Waiting for Motivation?

You haven’t fallen into the trap of waiting around for motivation to propel you to your dreams have you? There are lots of folks who act like they are waiting around for some big wave of motivation to wash them along toward their dream. Harvard psychologist Jerome Bruner says, “you’re more likely to act yourself into feeling than feel yourself into action.” Tony Robbins often talks about how motion creates emotion.

If you want to make progress toward something you desire, then you need to take action. Imagine having a dream of going on vacation to Tahiti. You can almost smell the ocean breeze, feel the warm sun above and the sand between your toes. Are you going to get to Tahiti by simply dreaming and thinking about it? You could even read all about it, watch videos and talk to people who have been there, but will those activities get you there? No. You will have to start the journey. You will have to decide to take action and begin moving yourself toward Tahiti. That is basically how achieving anything in life works.

So many people, I’m sure you haven’t and aren’t doing this, but so many people seem to be sitting around waiting for something to take them to their “Tahiti.” If you are afraid of failing, welcome to the club. It isn’t the fear but what we do in spite of the fear that matters. George Bernard Shaw stated, “A life spent in making mistakes is not only more honorable but more useful than a life spent doing nothing.” Fear of failure or fear of the unknown will keep you doing basically nothing. President Theodore Roosevelt said, “He who makes no mistakes makes no progress.” You have to take that first step toward your “Tahiti.”

Take Action

You can’t wait for some positive feelings or emotions to come along and carry you down life’s path. You have to take action to break out of the inaction. It doesn’t matter how big or small your action is, just take some action in the direction you desire to go. This will form a new direction and beginning for you.

Even this might not be enough to get you moving and taking action. Viktor Frankl noted that, “Man’s search for meaning is the primary motivation in his life… .” With this in mind, I suggest that to help you take that first step toward whatever it is you want to achieve, you determine if your achievement will give meaning to your life.

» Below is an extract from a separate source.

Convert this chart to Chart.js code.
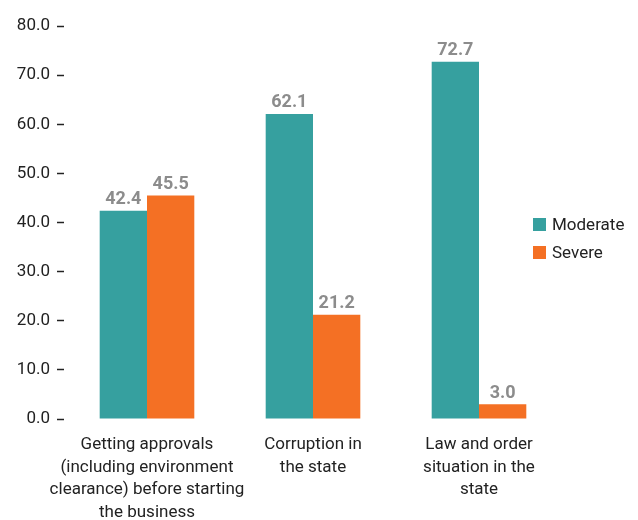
<!DOCTYPE html>
<html>
<head>
<meta charset="utf-8">
<script src="https://cdn.jsdelivr.net/npm/chart.js@4.4.0/dist/chart.umd.min.js"></script>
<style>
  html, body { margin: 0; padding: 0; background: #fff; }
  #wrap { position: relative; width: 638px; height: 520px; }
  #legend { position: absolute; left: 533px; top: 210px; font-family: "Liberation Sans Narrow", "Roboto", sans-serif; font-size: 17px; color: #222; }
  #legend div { height: 28px; display: flex; align-items: center; }
  #legend span.box { display: inline-block; width: 13px; height: 13px; margin-right: 6px; }
</style>
</head>
<body>
<div id="wrap">
  <canvas id="barChart" width="638" height="520"></canvas>
  <div id="legend"></div>
</div>
<script>
// chart data
var categories = [
    ["Getting approvals", "(including environment", "clearance) before starting", "the business"],
    ["Corruption in", "the state"],
    ["Law and order", "situation in the", "state"]
];
var seriesNames = ["Moderate", "Severe"];
var moderate = [42.4, 62.1, 72.7];
var severe = [45.5, 21.2, 3.0];
var colors = ["#36a09f", "#f47024"];

var fontFamily = '"Liberation Sans Narrow", "Roboto", sans-serif';

// value labels above each bar
var valueLabels = {
    id: 'valueLabels',
    afterDatasetsDraw: function(chart) {
        var ctx = chart.ctx;
        ctx.save();
        ctx.font = 'bold 18px ' + fontFamily;
        ctx.fillStyle = '#8c8c8c';
        ctx.textAlign = 'center';
        ctx.textBaseline = 'bottom';
        chart.data.datasets.forEach(function(ds, i) {
            chart.getDatasetMeta(i).data.forEach(function(bar, j) {
                ctx.fillText(ds.data[j].toFixed(1), bar.x, bar.y - 2);
            });
        });
        ctx.restore();
    }
};

function createChart() {
    var ctx = document.getElementById('barChart').getContext('2d');
    new Chart(ctx, {
        type: 'bar',
        data: {
            labels: categories,
            datasets: [{
                label: seriesNames[0],
                data: moderate,
                backgroundColor: colors[0]
            }, {
                label: seriesNames[1],
                data: severe,
                backgroundColor: colors[1]
            }]
        },
        options: {
            responsive: false,
            animation: false,
            layout: { padding: { top: 26, right: 76, left: 0, bottom: 0 } },
            datasets: { bar: { categoryPercentage: 0.57, barPercentage: 1.0 } },
            plugins: {
                legend: { display: false },
                tooltip: { enabled: false }
            },
            scales: {
                x: {
                    grid: { display: false },
                    border: { display: false },
                    afterFit: function(scale) { scale.height = 101; },
                    ticks: {
                        color: '#222',
                        font: { family: fontFamily, size: 17, lineHeight: 1.32 },
                        maxRotation: 0,
                        autoSkip: false,
                        padding: 7
                    }
                },
                y: {
                    min: 0,
                    max: 80,
                    grid: {
                        display: true,
                        drawOnChartArea: false,
                        drawTicks: true,
                        tickLength: 7,
                        tickWidth: 1.5,
                        color: '#222'
                    },
                    border: { display: false },
                    afterFit: function(scale) { scale.width = 64; },
                    ticks: {
                        stepSize: 10,
                        color: '#222',
                        padding: 7,
                        font: { family: fontFamily, size: 17 },
                        callback: function(v) { return v.toFixed(1); }
                    }
                }
            }
        },
        plugins: [valueLabels]
    });

    // legend
    var lg = document.getElementById('legend');
    seriesNames.forEach(function(name, i) {
        var row = document.createElement('div');
        row.innerHTML = '<span class="box" style="background:' + colors[i] + '"></span>' + name;
        lg.appendChild(row);
    });
}

document.addEventListener("DOMContentLoaded", createChart);
</script>
</body>
</html>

I believe you will find the most meaning in life through a way of living that adds value to others. When you become part of something bigger than yourself with the focus on others you will find it ultimately rewarding and meaningful. What exactly should you do? Maybe you already have your focus and know what you want to be about in life, but if you don’t here are a few suggestions to help you figure it out.

First, remember that life is a journey. By that I mean it’s a process of discovery, learning, application and adjustment all while moving forward. Few are the roads that don’t climb, wind and dip that lead to someplace grand. Second, choose work that honors your soul while adding value to others.

Developing Motivation

As you seek for meaning and the motivation that it brings (notice that you have to take action here to determine your meaning before you will get motivated) begin by determining your mission, understanding your personality type, discovering your four greatest talents and then combine all that into your vision. Doing this will allow you to realize meaning and a purpose outside of yourself which will develop motivation in your life.

How do you develop your life’s mission statement? Write it out in a single sentence containing three verbs and based on one of your core values. Here are a couple of examples:

My mission is to discover, develop and build value in others.
My mission is to inspire, promote and encourage growth in others.
My mission is to create, develop and sustain connection among people.
My mission is to encourage, promote and inspire peace.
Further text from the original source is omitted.